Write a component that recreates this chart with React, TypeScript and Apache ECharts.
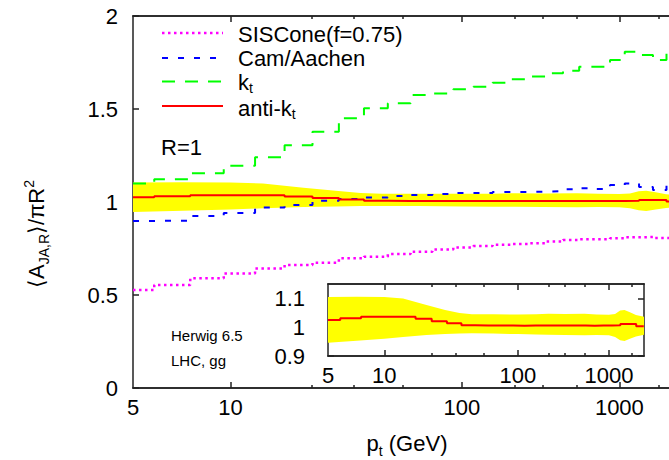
import React, { useEffect, useRef } from "react";
import * as echarts from "echarts";

// x axis is linear in ln ln(pt / LAMBDA)
const LAMBDA = 0.2;
const X_MIN = 5;
const X_MAX = 3000;

const binEdges = [5, 5.75, 7.39, 9.49, 12.18, 15.64, 20.09, 25.79, 33.12, 42.52, 54.6, 70.11, 90.02, 115.58, 148.41, 190.57, 244.69, 314.19, 403.43, 518.01, 665.14, 854.06, 1096.63, 1408.1, 1808.04, 2321.57, 2980.96];

const sisconeVals = [0.527, 0.554, 0.59, 0.616, 0.643, 0.661, 0.674, 0.697, 0.706, 0.72, 0.733, 0.745, 0.756, 0.763, 0.77, 0.774, 0.778, 0.787, 0.796, 0.8, 0.8, 0.805, 0.81, 0.812, 0.806, 0.805];
const camVals = [0.898, 0.9, 0.925, 0.941, 0.971, 0.984, 1.007, 1.016, 1.024, 1.032, 1.038, 1.043, 1.048, 1.048, 1.054, 1.054, 1.056, 1.059, 1.068, 1.074, 1.07, 1.091, 1.1, 1.081, 1.065, 1.109];
const ktVals = [1.1, 1.122, 1.154, 1.195, 1.24, 1.305, 1.378, 1.45, 1.504, 1.531, 1.575, 1.583, 1.606, 1.62, 1.641, 1.66, 1.675, 1.692, 1.706, 1.727, 1.727, 1.763, 1.808, 1.79, 1.763, 1.808];
const antiktVals = [1.025, 1.031, 1.036, 1.036, 1.036, 1.029, 1.021, 1.014, 1.007, 1.006, 1.006, 1.006, 1.005, 1.006, 1.006, 1.006, 1.006, 1.006, 1.006, 1.005, 1.006, 1.006, 1.007, 1.011, 1.011, 1.003];

const bandPt = [5, 7, 10, 13, 18.5, 25, 32, 40, 60, 100, 150, 200, 300, 500, 700, 1000, 1200, 1400, 1600, 1900, 2300, 3000];
const bandHigh = [1.105, 1.106, 1.105, 1.1, 1.077, 1.06, 1.049, 1.045, 1.045, 1.044, 1.045, 1.047, 1.046, 1.047, 1.044, 1.043, 1.046, 1.058, 1.06, 1.052, 1.042, 1.036];
const bandLow = [0.946, 0.953, 0.96, 0.966, 0.973, 0.976, 0.978, 0.979, 0.978, 0.976, 0.975, 0.974, 0.973, 0.972, 0.973, 0.972, 0.966, 0.955, 0.952, 0.96, 0.968, 0.974];

const xLabelValues = [5, 10, 100, 1000];
const xMajorTickValues = [10, 100, 1000];
const xMinorTickValues = [20, 30, 50, 200, 300, 500, 2000];
const yMainTicks = [0, 0.5, 1, 1.5, 2];
const yInsetTicks = [0.9, 1, 1.1];

// token lists: [text, kind] where kind n = normal, s = subscript, p = superscript
type Tok = [string, "n" | "s" | "p"];
const legendRows: { label: Tok[]; color: string; dash: number[] | null }[] = [
  { label: [["SISCone(f=0.75)", "n"]], color: "#ff00ff", dash: [2.5, 3.5] },
  { label: [["Cam/Aachen", "n"]], color: "#0000ff", dash: [6, 10] },
  { label: [["k", "n"], ["t", "s"]], color: "#00ff00", dash: [13, 10] },
  { label: [["anti-k", "n"], ["t", "s"]], color: "#ff0000", dash: null },
];
const xTitle: Tok[] = [["p", "n"], ["t", "s"], [" (GeV)", "n"]];
const yTitle: Tok[] = [["\u27E8A", "n"], ["JA,R", "s"], ["\u27E9/\u03C0R", "n"], ["2", "p"]];

const FONT_NAME = "Liberation Sans";
const FONT = "'Liberation Sans', Arial, Helvetica, sans-serif";
const AXIS_COLOR = "#222";
const MAIN_SIZE = 22;
const SUB_SIZE = 14;

const u = (p: number) => Math.log(Math.log(p / LAMBDA));
const inv = (v: number) => LAMBDA * Math.exp(Math.exp(v));

const axisLineStyle = { color: AXIS_COLOR, width: 1.5 };

function xAxisSet(gridIndex: number) {
  const base = {
    type: "value",
    gridIndex,
    min: u(X_MIN),
    max: u(X_MAX),
    splitLine: { show: false },
    axisLine: { show: true, onZero: false, lineStyle: axisLineStyle },
  };
  const major = { show: true, inside: true, length: 6, customValues: xMajorTickValues.map(u), lineStyle: axisLineStyle };
  const minor = { show: true, inside: true, length: 3, customValues: xMinorTickValues.map(u), lineStyle: axisLineStyle };
  const noLabel = { show: false };
  return [
    {
      ...base,
      position: "bottom",
      axisTick: major,
      axisLabel: {
        show: true,
        customValues: xLabelValues.map(u),
        formatter: (v: number) => String(Math.round(inv(v))),
        margin: 8,
        fontSize: MAIN_SIZE,
        fontFamily: FONT,
        color: "#000",
      },
    },
    { ...base, position: "bottom", axisTick: minor, axisLabel: noLabel },
    { ...base, position: "top", axisTick: major, axisLabel: noLabel },
    { ...base, position: "top", axisTick: minor, axisLabel: noLabel },
  ];
}

function yAxisSet(gridIndex: number, min: number, max: number, ticks: number[], margin: number) {
  const base = {
    type: "value",
    gridIndex,
    min,
    max,
    splitLine: { show: false },
    axisLine: { show: true, onZero: false, lineStyle: axisLineStyle },
    axisTick: { show: true, inside: true, length: 6, customValues: ticks, lineStyle: axisLineStyle },
  };
  return [
    {
      ...base,
      position: "left",
      axisLabel: {
        show: true,
        customValues: ticks,
        margin,
        fontSize: MAIN_SIZE,
        fontFamily: FONT,
        color: "#000",
        formatter: (v: number) => String(Math.round(v * 100) / 100),
      },
    },
    { ...base, position: "right", axisLabel: { show: false } },
  ];
}

const stepData = (vals: number[]) => [
  ...vals.map((v, i) => [u(binEdges[i]), v]),
  [u(binEdges[vals.length]), vals[vals.length - 1]],
];

function bandSeries(xAxisIndex: number, yAxisIndex: number) {
  return {
    type: "custom",
    xAxisIndex,
    yAxisIndex,
    silent: true,
    z: 1,
    data: bandPt.map((p, i) => [u(p), bandLow[i], bandHigh[i]]),
    encode: { x: 0, y: [1, 2] },
    renderItem: (params: any, api: any) => {
      if (params.dataIndex !== 0) return null;
      const upper = bandPt.map((p, i) => api.coord([u(p), bandHigh[i]]));
      const lower = bandPt.map((p, i) => api.coord([u(p), bandLow[i]])).reverse();
      return {
        type: "polygon",
        shape: { points: upper.concat(lower) },
        style: { fill: "#ffff00", stroke: "none" },
      };
    },
  };
}

function stepSeries(name: string, vals: number[], color: string, dash: number[] | null, xAxisIndex: number, yAxisIndex: number, width = 2) {
  return {
    name,
    type: "line",
    xAxisIndex,
    yAxisIndex,
    step: "end",
    showSymbol: false,
    symbol: "none",
    silent: true,
    z: 3,
    data: stepData(vals),
    lineStyle: { color, width, type: dash ? dash : "solid", cap: "butt" },
  };
}

let measureCtx: CanvasRenderingContext2D | null = null;
function textWidth(text: string, size: number) {
  if (!measureCtx) measureCtx = document.createElement("canvas").getContext("2d");
  if (!measureCtx) return text.length * size * 0.55;
  measureCtx.font = `${size}px '${FONT_NAME}'`;
  return measureCtx.measureText(text).width;
}

// builds text elements for a token line; (x, y) is the anchor, y = centre of normal text
function tokenTexts(tokens: Tok[], x: number, y: number, align: "left" | "center", subDy = 8) {
  const widths = tokens.map(([t, k]) => textWidth(t, k === "n" ? MAIN_SIZE : SUB_SIZE));
  const total = widths.reduce((a, b) => a + b, 0);
  let cx = align === "center" ? x - total / 2 : x;
  const out: any[] = [];
  tokens.forEach(([t, k], i) => {
    const size = k === "n" ? MAIN_SIZE : SUB_SIZE;
    const dy = k === "s" ? subDy : k === "p" ? -7 : 0;
    out.push({
      type: "text",
      z: 100,
      x: cx,
      y: y + dy,
      style: { text: t, fontSize: size, fontFamily: FONT, fill: "#000", align: "left", verticalAlign: "middle" },
    });
    cx += widths[i];
  });
  return out;
}

function buildGraphic() {
  const lineY = [33, 58, 81.5, 106];
  const textY = [34, 58.6, 82.4, 108.5];
  const els: any[] = [];
  legendRows.forEach((row, i) => {
    els.push({
      type: "line",
      z: 100,
      shape: { x1: 162, y1: lineY[i], x2: 223, y2: lineY[i] },
      style: { stroke: row.color, lineWidth: i === 0 ? 2.5 : 2, lineDash: row.dash ? row.dash : null },
    });
    els.push(...tokenTexts(row.label, 238, textY[i], "left", 5.5));
  });
  els.push({
    type: "text",
    z: 100,
    x: 161,
    y: 147,
    style: { text: "R=1", fontSize: MAIN_SIZE, fontFamily: FONT, fill: "#000", align: "left", verticalAlign: "middle" },
  });
  els.push({
    type: "text",
    z: 100,
    x: 171,
    y: 335,
    style: { text: "Herwig 6.5", fontSize: 15, fontFamily: FONT, fill: "#000", align: "left", verticalAlign: "middle" },
  });
  els.push({
    type: "text",
    z: 100,
    x: 171,
    y: 360,
    style: { text: "LHC, gg", fontSize: 15, fontFamily: FONT, fill: "#000", align: "left", verticalAlign: "middle" },
  });
  els.push(...tokenTexts(xTitle, 407, 443, "center"));
  els.push({
    type: "group",
    x: 36,
    y: 234,
    rotation: Math.PI / 2,
    children: tokenTexts(yTitle, 0, 0, "center"),
  });
  return els;
}

function buildOption(): any {
  return {
    animation: false,
    backgroundColor: "#fff",
    grid: [
      { left: 133, top: 16, right: -11, bottom: 72, containLabel: false, outerBoundsMode: "none" },
      {
        left: 328,
        top: 284,
        width: 316,
        height: 72,
        containLabel: false,
        outerBoundsMode: "none",
        show: true,
        backgroundColor: "#fff",
        borderWidth: 0,
      },
    ],
    xAxis: [...xAxisSet(0), ...xAxisSet(1)],
    yAxis: [...yAxisSet(0, 0, 2, yMainTicks, 15), ...yAxisSet(1, 0.9, 1.15, yInsetTicks, 23)],
    series: [
      bandSeries(0, 0),
      stepSeries("SISCone(f=0.75)", sisconeVals, "#ff00ff", [2.5, 3.5], 0, 0, 2.5),
      stepSeries("Cam/Aachen", camVals, "#0000ff", [6, 10], 0, 0),
      stepSeries("kt", ktVals, "#00ff00", [13, 10], 0, 0),
      stepSeries("anti-kt", antiktVals, "#ff0000", null, 0, 0),
      bandSeries(4, 2),
      stepSeries("anti-kt inset", antiktVals, "#ff0000", null, 4, 2),
    ],
    graphic: buildGraphic(),
  };
}

export default function App() {
  const ref = useRef<HTMLDivElement>(null);
  useEffect(() => {
    if (!ref.current) return;
    const chart = echarts.init(ref.current, null, { renderer: "svg" });
    chart.setOption(buildOption());
    return () => chart.dispose();
  }, []);
  return (
    <div
      ref={ref}
      style={{ position: "fixed", left: 0, top: 0, width: 669, height: 460, background: "#fff" }}
    />
  );
}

Written task
Reproduce the material above from its first line through the line containing "1808.04, 2321.57, 2980.96];", both ends included, and skip every picture.

In response
Write a component that recreates this chart with React, TypeScript and Apache ECharts.
import React, { useEffect, useRef } from "react";
import * as echarts from "echarts";

// x axis is linear in ln ln(pt / LAMBDA)
const LAMBDA = 0.2;
const X_MIN = 5;
const X_MAX = 3000;

const binEdges = [5, 5.75, 7.39, 9.49, 12.18, 15.64, 20.09, 25.79, 33.12, 42.52, 54.6, 70.11, 90.02, 115.58, 148.41, 190.57, 244.69, 314.19, 403.43, 518.01, 665.14, 854.06, 1096.63, 1408.1, 1808.04, 2321.57, 2980.96];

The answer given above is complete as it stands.